Another approach is to weigh the good against the bad, and say, “on balance, the church is great!” But, “on balance,” doesn’t cut it with me. It’s like suggesting that German engineering prowess or philosophical depth or music or strudel somehow justifies or minimizes the horror of what the Nazis did in Germany.
Others say that, "of course the church will be a failure. We’re all sinners. The church is for sinners, just as it will be besmirched and spoiled by sinners. But at least we are striving to follow Jesus, to climb the ladder of sanctification." But this is merely a poor excuse for a grade of F. "Johny tried, poor kid. He really did. That's good enough."
I love my local congregation. I love the people who go to church there. I am, to be truthful, much more frustrated by regional, national, international, institutional, hierarchal, synodical, confessional, creedal, educational manifestations of the church than I am with my local congregation.
I don’t see a way around my frustrations either. Go back to calling ourselves “The Way?” Seek a Chuxit for my congregation? Quietism? Withdrawal from the world of politics and institutions and power games and bureaucracies? If I or my congregation tried, we would just have to reinvent a lot of what we left behind if we wanted to carry on or grow or make an impact.

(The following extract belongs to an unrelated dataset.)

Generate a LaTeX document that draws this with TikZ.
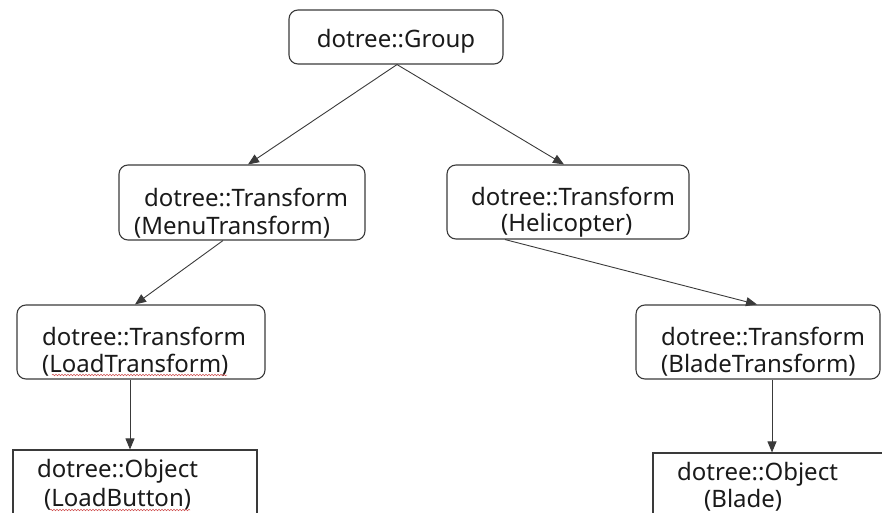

I don’t know. I guess blog posts don’t always have to have all the answers.
This week is Easter. I’m going to preach on Jesus’ words, “unless a kernel of wheat falls to the ground and dies, it remains only a single seed. But if it dies it produces many seeds.” I wonder if there is something here, in Jesus' way of choosing death that might be a way forward towards an ecclesial resurrection. Anyone remember Morris West's novel "The Shoes of the Fisherman"? It had some of that "choosing death" in it. It was hokey, too. But still.
I don’t know what that would look like here and now. I don’t know what it would mean for the people I love and who love others in my local congregation.
I don’t know. But it weighs on me more and more.